By Ikenna Asomba
Since assuming office about seven months ago, Governor Akinwunmi Ambode of Lagos State has continuously reiterated his commitment to bring even development to the rural communities across the 57 Local Council Development Areas, LCDAs.
Ambode had promised to kick-off the plan by constructing at least 141 new roads; two in each of the council areas, as well as phase-out all wooden footbridges across canals in the state and replacing them with concrete footbridges before December 2016.
For the effective monitoring and implementation of these projects, the state government harped on the need to bridge the communication gap between it and residents.
It was against this backdrop that the office of the Special Adviser to the Governor of Lagos State on Communications and Communities, Ministry of Local Government and Community Affairs in collaboration with Growth & Employment in States, GEMS3, recently organised a workshop on Community Media for publishers, editors and journalists of Community Newspapers as well as Public Relations Officers of Council areas.
Present at the workshop which had “Community Media: Tool for Vibrant Democratic Governance,” as its theme were the Special Adviser to the Governor of Lagos State on Communication and Communities, Mr. Kehinde Bamigbetan; Lagos State Manager, DFID-GEMS3, Yemisi Joel-Osebor; doyen of Community Journalism and Publisher of Oriwu Sun, Chief Monzor Olowosago; Publisher of The Commoners, Mr. Jim Suleiman; Programme Manager, Media Rights Agenda, MRA, Mr. Ayodele Alonge, Chief Executive Officer, Foresight & Kaycee, Kingsley Okoronkwo among others.
Speaking at the event, Bamigbetan said the workshop became imperative in line with the thrust of Governor Ambode’s administration to bring about even development across the 57 council areas of the state.
The former Council Chairman of Ejigbo LCDA, said the state government believes that to achieve this feat, residents must be carried along with the plans of government.
He further explained that the Ambode administration believes that to achieve this, it is expedient to collaborate with the community media stakeholders who are closer to the people than the mainstream media, so that they can take the state government’s plans to the people, as well as intimate government on the yearnings and needs of the people through their reportage.
Amplifying this point, Bamigbetan said: “The 141 new roads that Governor Akinwunmi Ambode promised to build across the 57 council areas of the state will commence soon. Projects like these need the input of residents to monitor their effective implementation. If the State Government mobilises a contractor and four months after, work hasn’t commenced, it behooves the residents to raise alarm. This is where the community newspapers can take advantage.”
He urged the community newspaper stakeholders to live up to the billing in serving as middlemen between the state government, local governments and the people and assured that the state government and its ministries will begin to encourage the community media through advert placements.

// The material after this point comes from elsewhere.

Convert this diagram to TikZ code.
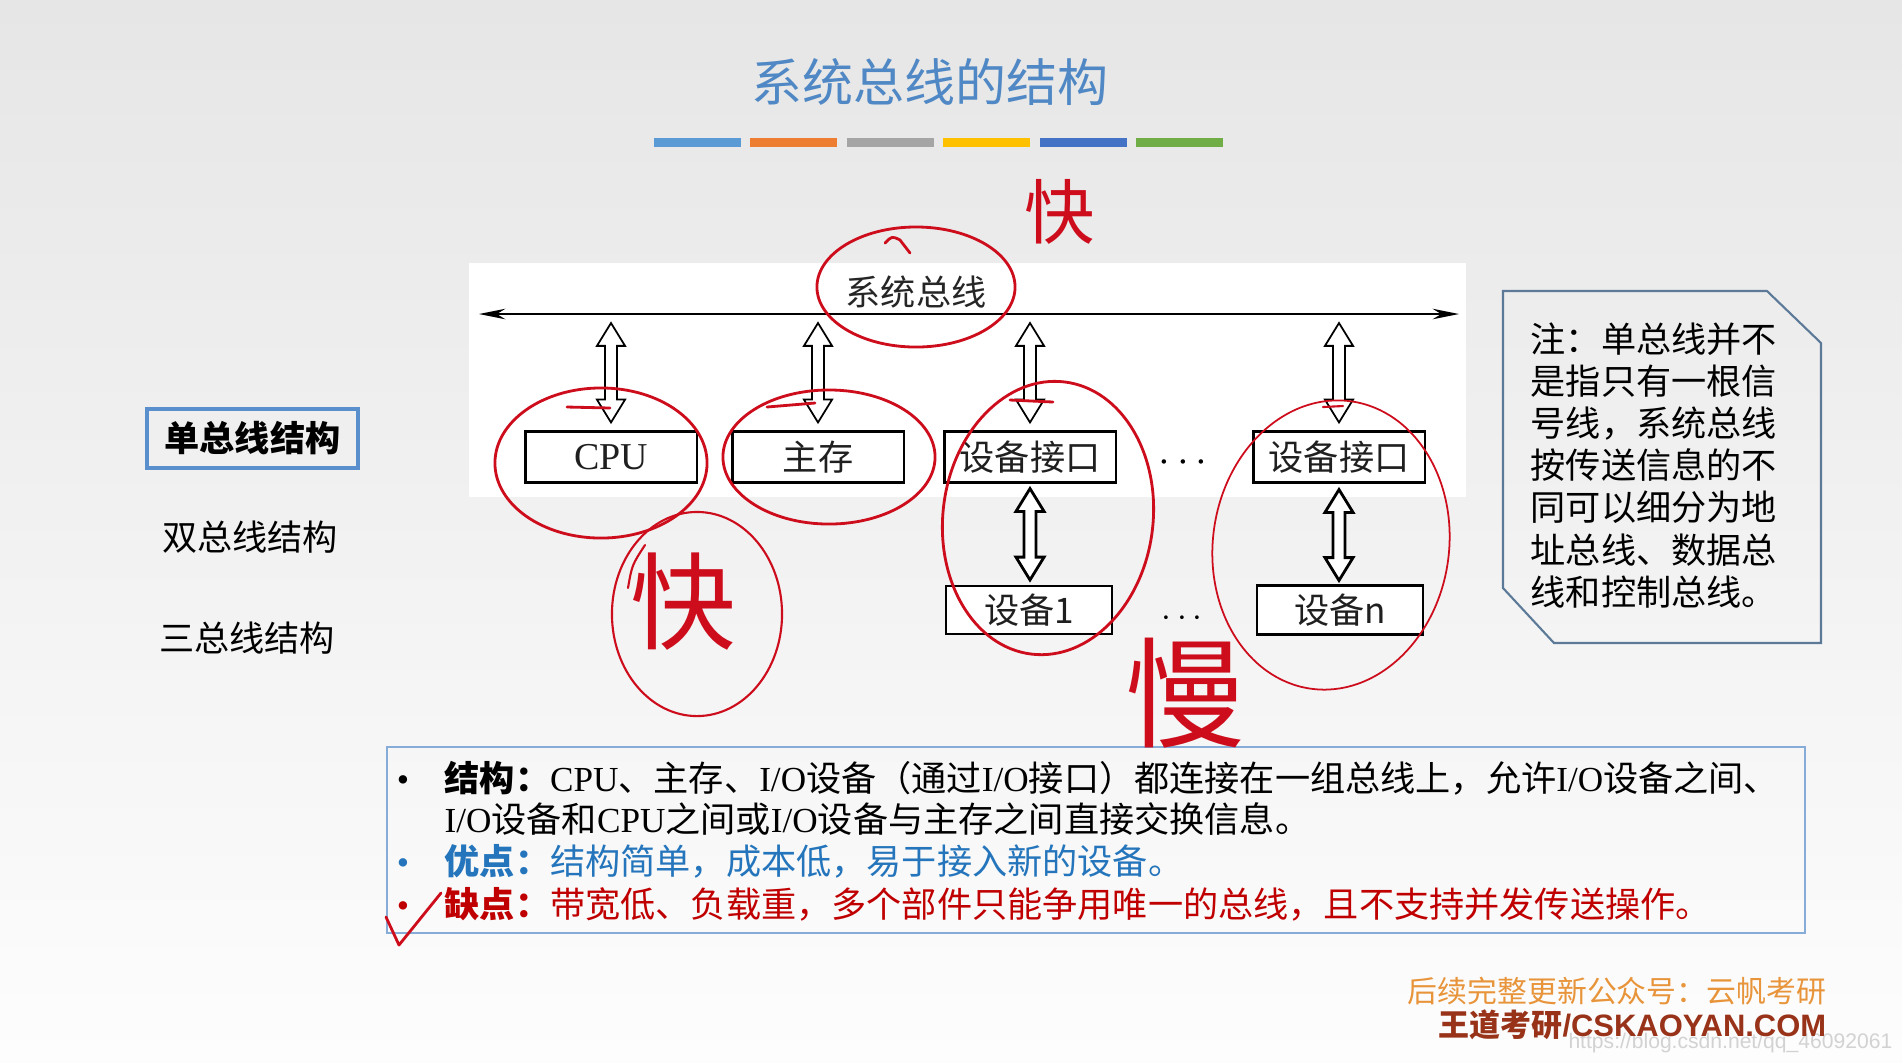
\documentclass[tikz,border=0pt]{standalone}
\usepackage{fontspec}
\setmainfont{Noto Sans CJK SC}
\newfontfamily\lat{Liberation Serif}
\newfontfamily\lsans{Liberation Sans}
\usetikzlibrary{arrows.meta,calc}

\definecolor{bgtop}{RGB}{230,230,230}
\definecolor{bgbot}{RGB}{253,253,253}
\definecolor{titleblue}{RGB}{79,136,196}
\definecolor{barA}{RGB}{91,155,213}
\definecolor{barB}{RGB}{237,125,49}
\definecolor{barC}{RGB}{165,165,165}
\definecolor{barD}{RGB}{255,192,0}
\definecolor{barE}{RGB}{68,114,196}
\definecolor{barF}{RGB}{112,173,71}
\definecolor{penred}{RGB}{205,12,28}
\definecolor{menublue}{RGB}{88,143,204}
\definecolor{notebdr}{RGB}{92,122,152}
\definecolor{botbdr}{RGB}{135,172,215}
\definecolor{goodblue}{RGB}{36,117,187}
\definecolor{badred}{RGB}{192,0,0}
\definecolor{wmorange}{RGB}{232,148,58}
\definecolor{wmbrown}{RGB}{152,50,24}
\definecolor{urlgray}{RGB}{210,210,210}

\newcommand\hdarrow[3][]{%
  \draw[harrow,#1] let \p1=#2, \p2=#3 in
  (\x1,\y1) -- ({\x1+4pt},{\y1-6.5pt}) -- ({\x1+1.7pt},{\y1-6.5pt})
  -- ({\x1+1.7pt},{\y2+6.5pt}) -- ({\x1+4pt},{\y2+6.5pt}) -- (\x1,\y2)
  -- ({\x1-4pt},{\y2+6.5pt}) -- ({\x1-1.7pt},{\y2+6.5pt})
  -- ({\x1-1.7pt},{\y1-6.5pt}) -- ({\x1-4pt},{\y1-6.5pt}) -- cycle;}

\begin{document}
\begin{tikzpicture}[x=0.01cm,y=-0.01cm,
  box/.style={draw, line width=0.6pt, fill=white, minimum width=1.71cm,
    minimum height=0.51cm, inner sep=0pt, font=\fontsize{10}{12}\selectfont, text=black!88},
  harrow/.style={draw=black, line width=0.5pt, fill=white, line join=miter},
  redpen/.style={draw=penred, line width=0.8pt, line cap=round, line join=round},
  redtext/.style={text=penred, inner sep=0pt},
  txt/.style={font=\fontsize{10}{12}\selectfont, inner sep=0pt},
  bline/.style={anchor=base west, inner sep=0pt, font=\fontsize{10}{12}\selectfont},
  bullet/.style={anchor=base, inner sep=0pt, font=\lat\fontsize{10}{12}\selectfont}
]
\useasboundingbox (0,0) rectangle (1902,1062);
\shade[top color=bgtop, bottom color=bgbot] (0,0) rectangle (1902,1062);

% title and colour bars
\node[anchor=base, inner sep=0pt, text=titleblue, font=\fontsize{14.5}{16}\selectfont] (title) at (930,101) {系统总线的结构};
\foreach \c [count=\i from 0] in {barA,barB,barC,barD,barE,barF}
  \fill[\c] ({654+96.4*\i},138) rectangle ++(87,9);

% diagram area
\fill[white] (469,263) rectangle (1466,497);
\coordinate (busL) at (479,314);
\coordinate (busR) at (1459,314);
\draw[line width=0.55pt, {Stealth[length=7.5pt,width=3pt]}-{Stealth[length=7.5pt,width=3pt]}] (busL) -- (busR);
\node[anchor=base, inner sep=0pt, text=black!85, font=\fontsize{10}{12}\selectfont] (buslabel) at (916,305) {系统总线};

\node[box] (cpu) at (611,457) {\lat\fontsize{10.8}{12}\selectfont CPU};
\node[box] (mem) at (818,457) {主存};
\node[box] (if1) at (1030,457) {设备接口};
\node[box] (ifn) at (1339,457) {设备接口};
\node[box, minimum width=1.66cm, minimum height=0.48cm] (dev1) at (1029,610) {设备1};
\node[box, minimum width=1.66cm, minimum height=0.49cm] (devn) at (1340,610) {设备n};

\node[inner sep=0pt, font=\fontsize{11.5}{12}\selectfont] (dots1) at (1183,463) {$\cdots$};
\node[inner sep=0pt, font=\fontsize{9.7}{12}\selectfont] (dots2) at (1182,619) {$\cdots$};

\hdarrow{($(cpu.north|-busL)+(0,9)$)}{($(cpu.north)+(0,-8)$)}
\hdarrow{($(mem.north|-busL)+(0,9)$)}{($(mem.north)+(0,-8)$)}
\hdarrow{($(if1.north|-busL)+(0,9)$)}{($(if1.north)+(0,-8)$)}
\hdarrow{($(ifn.north|-busL)+(0,9)$)}{($(ifn.north)+(0,-8)$)}
\hdarrow[line width=0.8pt]{($(if1.south)+(0,5)$)}{($(dev1.north)+(0,-5)$)}
\hdarrow[line width=0.8pt]{($(ifn.south)+(0,6)$)}{($(devn.north)+(0,-4)$)}

% left menu
\node[draw=menublue, line width=0.9pt, minimum width=2.11cm, minimum height=0.59cm,
  inner sep=0pt, font=\bfseries\fontsize{10}{12}\selectfont] (m1) at (252.5,438.5) {单总线结构};
\node[txt] (m2) at (250,537) {双总线结构};
\node[txt] (m3) at (247,638) {三总线结构};

% note box
\draw[notebdr, line width=0.6pt] (1503,291) -- (1767,291) -- (1821,343) -- (1821,643)
  -- (1554,643) -- (1503,588) -- cycle;
\foreach \t [count=\i from 0] in {注：单总线并不,是指只有一根信,号线，系统总线,按传送信息的不,同可以细分为地,址总线、数据总,线和控制总线。}
  \node[bline] (note\i) at (1530,{352+42.2*\i}) {\t};

% bottom box
\draw[botbdr, line width=0.6pt] (387,747) rectangle (1805,933);
\node[bullet] (b1) at (403,791) {•};
\node[bullet, text=goodblue] (b3) at (403,874) {•};
\node[bullet, text=badred] (b4) at (403,917) {•};
\node[bline] (l1) at (444,791) {{\bfseries 结构：}{\lat CPU}、主存、{\lat I/O}设备（通过{\lat I/O}接口）都连接在一组总线上，允许{\lat I/O}设备之间、};
\node[bline] (l2) at (444,832) {{\lat I/O}设备和{\lat CPU}之间或{\lat I/O}设备与主存之间直接交换信息。};
\node[bline, text=goodblue] (l3) at (444,874) {{\bfseries 优点：}结构简单，成本低，易于接入新的设备。};
\node[bline, text=badred] (l4) at (444,917) {{\bfseries 缺点：}带宽低、负载重，多个部件只能争用唯一的总线，且不支持并发传送操作。};

% watermarks
\node[anchor=base west, inner sep=0pt, text=wmorange, font=\fontsize{8.5}{10}\selectfont] (wm1) at (1407,1002) {后续完整更新公众号：云帆考研};
\node[anchor=base east, inner sep=0pt, text=urlgray, font=\lsans\fontsize{6}{7}\selectfont] (url) at (1893,1048) {https://blog.csdn.net/qq\_46092061};
\node[anchor=base west, inner sep=0pt, text=wmbrown, font=\bfseries\fontsize{8.8}{10}\selectfont] (wm2) at (1438,1036) {王道考研{\lsans\bfseries /CSKAOYAN.COM}};

% red hand annotations
\draw[redpen] (916,287) ellipse [x radius=0.99cm, y radius=0.60cm];
\draw[redpen] (885,243) .. controls (892,236) .. (900,240) -- (910,253);
\draw[redpen] (601,463) ellipse [x radius=1.06cm, y radius=0.75cm];
\draw[redpen] (567,407) -- (610,408);
\draw[redpen] (829,457) ellipse [x radius=1.06cm, y radius=0.67cm];
\draw[redpen] (767,407) -- (815,403);
\draw[redpen, rotate around={-7:(1048,518)}] (1048,518) ellipse [x radius=1.05cm, y radius=1.37cm];
\draw[redpen] (1010,400) -- (1053,402);
\draw[redpen, line width=0.5pt, rotate around={-8:(1331,545)}] (1331,545) ellipse [x radius=1.18cm, y radius=1.45cm];
\draw[redpen, line width=0.6pt] (1323,407) -- (1343,406);
\draw[redpen, line width=0.6pt] (697,614) ellipse [x radius=0.85cm, y radius=1.02cm];
\draw[redpen, line width=0.6pt] (628,588) .. controls (632,565) .. (645,545);
\draw[redpen] (386,917) -- (399,945) -- (441,893);
\node[redtext, font=\fontsize{20}{20}\selectfont] (fast1) at (1060,212) {快};
\node[redtext, font=\fontsize{30}{30}\selectfont] (fast2) at (683,602) {快};
\node[redtext, font=\fontsize{34}{34}\selectfont] (slow) at (1185,693) {慢};
\end{tikzpicture}
\end{document}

Also speaking at the event, Olowosago advised practitioners of community media to work towards winning the trust of government, as well as the people through objective reportage of activities going on at the grassroots level of governance.
According to Olowosago, the dividends of democratic governance are yet to get to rural communities because the community media have not come to where they ought to be at the moment in Nigeria.
“Although, with a workshop like this, I think community newspapers have a bright future in Nigeria. In Britain, London in particular, there are about 50 community newspapers catering for a particular area. There is nothing stopping us from replicating same in Nigeria. If we have community newspapers in each of the 744 local governments in Nigeria, you will find out that the dividends of real democratic governance will get to the people,” he said.
Alonge took participants through the imperatives of the Freedom of Information Act, and how to effectively use it to deepen democratic governance at the grassroots level, even as Okoronkwo harped on the need to use better graphics and cartoons to attract readership to community newspapers.
At the end of the workshop, participants resolved, “to demand that the Lagos State Government patronise the community media in its marketing and publicity programmes; form an association of community media organisations to develop the genre to provide regular intelligence to the people; encourage better relations with local governments and win the confidence of the community stakeholders.”
“Participants also demanded that information units at the local government levels be strengthened for better community/media relations and that a forum be organised by the office of the Special Adviser to the Governor on Communities and Communication on sensitising the Executive Secretaries on the need to embrace community media.”